La Loi antiterroriste étend significativement les pouvoirs des agences de sécurité canadiennes, dont le Service canadien du renseignement de sécurité (SCRS) et le Centre de sécurité des télécommunications (CST).

À l'époque, de nombreux organismes de défense des droits de la personne exigeaient son retrait : on s'inquiétait des entraves à la protection de la vie privée et des droits individuels. En campagne, Justin Trudeau promettait notamment d'en retirer les « éléments problématiques » et de ramener « l'équilibre entre notre sécurité collective et nos droits et libertés ».

Le projet de loi C-59, qui devait tout régler, a été déposé en juin. Trois mois plus tard, un groupe composé d'une quarantaine d'organismes et d'experts, dont Amnistie internationale, la Ligue des droits et libertés et Open Media a publié une lettre ouverte pour demander au gouvernement libéral d'en faire plus, beaucoup plus.

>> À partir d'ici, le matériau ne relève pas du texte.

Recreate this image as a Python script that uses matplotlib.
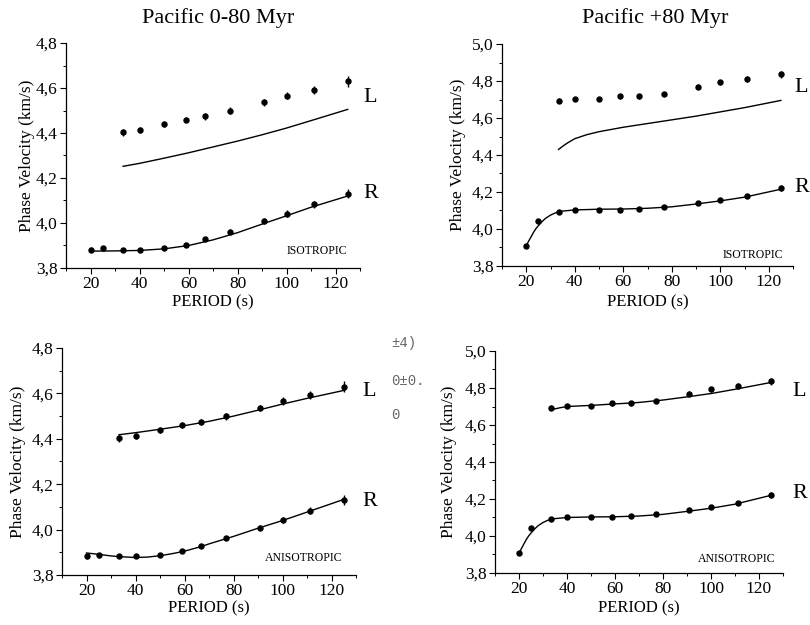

Ils reconnaissaient qu'il y a eu certaines améliorations, comme le rétablissement du critère de la nécessité pour justifier la détention préventive, la création d'un poste de commissaire au renseignement et la mise sur pied de l'Office de surveillance des activités en matière de sécurité nationale et de renseignement.

« Malheureusement, ce n'est pas là le changement fondamental nécessaire pour défaire l'héritage de C-51 », indique-t-on dans une lettre. La nouvelle loi « permet toujours aux services gouvernementaux de révéler beaucoup trop d'information, notamment au sujet d'activistes politiques et pour soutenir les objectifs de sécurité douteux de gouvernements étrangers ». On écrit également que le gouvernement n'a pas revu à la hausse les standards « très bas » pour imposer une obligation de garder la paix aux personnes soupçonnées d'activités terroristes.

De plus, on dénonce de « nouveaux problèmes sérieux » que crée le projet de loi C-59, et qu'on cherche à légitimer la surveillance de masse, le piratage informatique commandité par le gouvernement, l'usurpation d'identité de journalistes et la collecte de données, des actions « perpétrées par [le SCRS et le CST] en secret et sans l'approbation populaire ou les débats de fond que demande tout système démocratique ».

Le projet de loi n'est pas encore étudié en comité, et est encore moins prêt à être adopté. Il reste à voir si les groupes qui demandent des changements seront écoutés par les libéraux.